Resident Angela Deen has transformed a space in downtown Norman into a meditation-focused studio.

Hush Meditation and Yoga Studio, 300 W. Gray St., Suite 110, will open Monday, but residents can check out the facility from 4 to 8 p.m. Sunday.

“People need a place where they can go to enjoy stillness and of body and mind and experience inner peace,” Deen said.

Hours of operation are 5 a.m. to 10 p.m. daily. A $35 monthly membership fee includes unlimited studio access, silence and guided meditations and free classes.

Non-members can attend a drop-in session for $8.

Deen said the intimate space can fit 15 meditators comfortably and nine yoga practitioners. She may expand the studio in the future if it's popular. No children are allowed, due to the theme of the studio.
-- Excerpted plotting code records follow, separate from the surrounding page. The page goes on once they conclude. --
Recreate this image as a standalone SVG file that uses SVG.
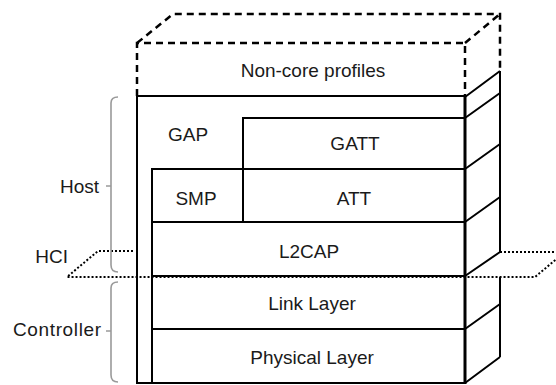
<svg xmlns="http://www.w3.org/2000/svg" width="556" height="385" viewBox="0 0 556 385">
<style>
.t{font-family:"Liberation Sans",Arial,sans-serif;font-size:19px;fill:#1a1a1a;text-anchor:middle}
.l{text-anchor:end}
.b{fill:#fff;stroke:#000;stroke-width:2}
.s{fill:none;stroke:#000;stroke-width:2}
.d{fill:none;stroke:#000;stroke-width:2.5;stroke-dasharray:7 5}
.p{fill:none;stroke:#000;stroke-width:2;stroke-dasharray:2 2}
.br{fill:none;stroke:#9a9a9a;stroke-width:1.6}
</style>
<rect width="556" height="385" fill="#fff"/>
<g id="noncore">
<path class="d" d="M137 96 V43 H465 V96 M137 43 L173 14 H500 V71 M465 43 L500 14"/>
<text class="t" x="313" y="77">Non-core profiles</text>
</g>
<g id="host-frame">
<path class="s" d="M137 96 H465 M137 96 V383 H465"/>
</g>
<g id="gap"><text class="t" x="188" y="141">GAP</text></g>
<g id="gatt"><rect class="b" x="243" y="118" width="222" height="51"/><text class="t" x="355" y="150">GATT</text></g>
<g id="smp"><rect class="b" x="152" y="169" width="91" height="53"/><text class="t" x="196" y="205">SMP</text></g>
<g id="att"><rect class="b" x="243" y="169" width="222" height="53"/><text class="t" x="354" y="205">ATT</text></g>
<g id="l2cap"><rect class="b" x="152" y="222" width="313" height="54"/><text class="t" x="309" y="258">L2CAP</text></g>
<g id="linklayer"><rect class="b" x="152" y="276" width="313" height="53"/><text class="t" x="312" y="310">Link Layer</text></g>
<g id="physical"><rect class="b" x="152" y="329" width="313" height="54"/><text class="t" x="312" y="364">Physical Layer</text></g>
<g id="side">
<path class="s" d="M500 71 V252 M500 277 V357 M465 97 L500 71 M465 118 L500 93 M465 169 L500 144 M465 222 L500 197 M465 276 L500 252 M465 329 L500 304 M465 383 L500 357"/>
<path fill="none" stroke="#000" stroke-width="3" d="M465 96 V384"/>
</g>
<g id="connectors">
<path class="p" d="M133 251 H98 L67 277 H535 L566 251 M500 252 H556"/>
<path class="br" d="M118 97 Q111 97 111 103 V265 Q111 272 118 272 M111 186 H106"/>
<path class="br" d="M118 282 Q111 282 111 288 V375 Q111 382 118 382 M111 331 H106"/>
</g>
<g id="labels">
<text class="t l" x="99" y="193">Host</text>
<text class="t l" x="68" y="263">HCI</text>
<text class="t l" x="101" y="336" textLength="88" lengthAdjust="spacing">Controller</text>
</g>
</svg>
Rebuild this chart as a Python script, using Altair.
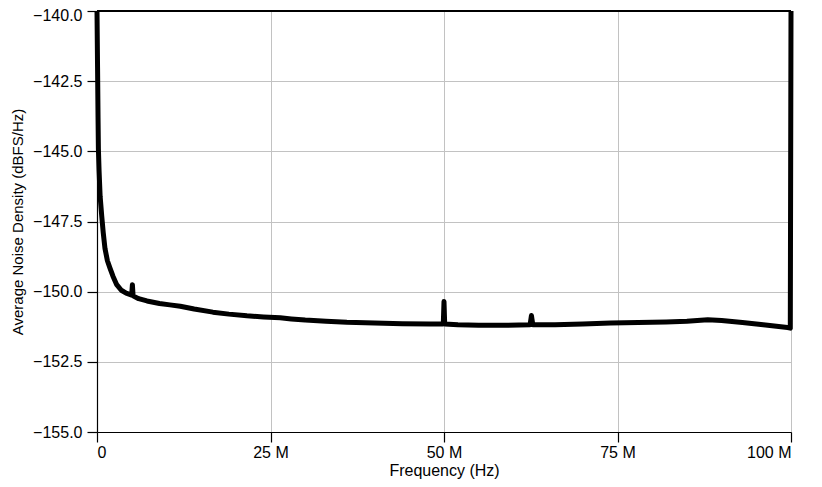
import altair as alt
import pandas as pd

freq_mhz = [0.0, 0.08, 0.15, 0.2, 0.3, 0.45, 0.68, 0.9, 1.15, 1.5, 1.87, 2.3, 2.84, 3.5, 4.2,
            5.0, 5.1, 5.2, 6.0, 7.2, 9.0, 10.5, 12.0, 14.0, 16.7, 19.0, 21.6, 24.0, 26.4, 28.0,
            30.0, 33.0, 36.0, 40.0, 44.0, 48.0, 49.9, 50.0, 50.1, 52.0, 55.0, 58.0, 62.4, 62.6,
            62.8, 66.0, 70.0, 74.0, 78.0, 82.0, 85.0, 88.0, 90.0, 93.0, 96.0, 99.5, 99.9, 100.0]
density = [-140.0, -142.0, -143.8, -144.9, -145.7, -146.6, -147.3, -147.9, -148.46, -148.9,
           -149.16, -149.45, -149.75, -149.95, -150.05, -150.12, -149.75, -150.15, -150.25,
           -150.33, -150.42, -150.47, -150.52, -150.62, -150.73, -150.8, -150.86, -150.9,
           -150.93, -150.97, -151.01, -151.05, -151.09, -151.12, -151.14, -151.15, -151.15,
           -150.35, -151.15, -151.18, -151.2, -151.2, -151.18, -150.85, -151.18, -151.18,
           -151.15, -151.12, -151.1, -151.08, -151.05, -151.0, -151.03, -151.1, -151.18,
           -151.28, -151.3, -140.0]

x_ticks = [0, 25, 50, 75, 100]
y_ticks = [-155.0, -152.5, -150.0, -147.5, -145.0, -142.5, -140.0]

df = pd.DataFrame({"f": freq_mhz, "v": density, "order": list(range(len(freq_mhz)))})

FONT = "Liberation Sans"
PLOT_W, PLOT_H = 694, 421

x_enc = alt.X("f:Q", scale=alt.Scale(domain=[0, 100], nice=False),
              axis=alt.Axis(values=x_ticks, title="Frequency (Hz)",
                            labelExpr="datum.value == 0 ? '0' : datum.value + ' M'",
                            gridColor="#c2c2c2", tickSize=10, labelPadding=2,
                            titleY=43, titleBaseline="alphabetic"))
y_enc = alt.Y("v:Q", scale=alt.Scale(domain=[-155, -140], nice=False, zero=False),
              axis=alt.Axis(values=y_ticks, format=".1f",
                            title="Average Noise Density (dBFS/Hz)",
                            gridColor="#c2c2c2", tickSize=10, labelPadding=5,
                            labelOffset=alt.condition("datum.value == -140", alt.value(4), alt.value(0)),
                            titleX=-80, titleY=PLOT_H / 2, titleBaseline="middle",
                            titleAngle=-90, titleFontSize=15))

line = alt.Chart(df).mark_line(color="black", strokeWidth=5, strokeJoin="round").encode(
    x=x_enc, y=y_enc, order="order:Q")

top = alt.Chart(df).mark_rule(color="black", strokeWidth=1).encode(y=alt.datum(-140))

chart = alt.layer(line, top).properties(
    width=PLOT_W, height=PLOT_H,
    autosize=alt.AutoSizeParams(type="none"),
    padding={"left": 89, "top": 3, "right": 23, "bottom": 47},
).configure_view(stroke="#666666", strokeWidth=1).configure_axis(
    labelFont=FONT, titleFont=FONT, labelFontSize=16, titleFontSize=16,
    titleFontWeight="normal", labelColor="black", titleColor="black",
    domainColor="black", tickColor="black", domainWidth=1.2, tickWidth=1.2,
)

chart.save("out.html", embed_options={"renderer": "svg", "actions": False})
Deen said she plans to have about 10 instructor-led classes a week, including seven meditation classes and three gentle yoga classes, including accessible yoga, which allows the use of chairs and walls for those who can't use mats.

“It makes it accessible to everyone,” Deen said.

Deen said she got her building in June, but while her business aspirations only started this year, her desire to help people started five years ago.

In 2006, Deen said she was diagnosed with multiple sclerosis. After the diagnosis, she thought she couldn't participate in yoga.

“I always thought my body was my enemy,” she said.

Deen tried traditional yoga once haphazardly and was initially turned off, she said.

Since her diagnosis, she said she has experienced more mental than physical problems, and she had a negative mindset.

“I thought I was defective, and therapy was not making me feel better,” she said.

About five years ago, she said felt the need to help others who were struggling, but her initial attempts didn't pan out.

“I wasn't there emotionally,” she said.

This year, she said she started trying to transform her life, following struggles with post-partum depression and anxiety. She started reading Buddhist texts, doing meditation and tried gentle yoga for the first time.

“It was incredible,” she said. “When I started yoga and meditation, I started feeling a sense of peace in my body and mind.”

After seeing a personal benefit from meditation and gentle yoga, Deen said she envisioned opening a meditation studio that was accessible to everyone's schedules.

She attended accessible yoga training in Colorado this summer, ahead of her fall business opening.

Deen said she has experienced some pushback from community members regarding opening a meditation studio.

“In the Bible Belt, people think it's sinful,” she said.

Deen said she is a Christian and started reading Buddhist literature as a way to deal with her life. The word “sangha” came up in her readings and stuck with her. She said it refers to a group of like-minded people who support each other.

Deen said she doesn't associate meditation with religion, but rather as the union between mind, body and soul.

She said her husband is supportive of her endeavors. However, it took him a little while to come around because meditation has a bad connotation to some Oklahomans.

“It actually brought me closer to God, because it helped get rid of my anxiety. I think he's seeing that it's OK now,” she said.

Since her initial attempt to help others, Deen said she has felt like she wasn't done with what God wanted her to do, so the studio's opening is her way to fulfill that calling.

“It's truly my passion to help teach others how to reach the level of peace I have felt,” she said.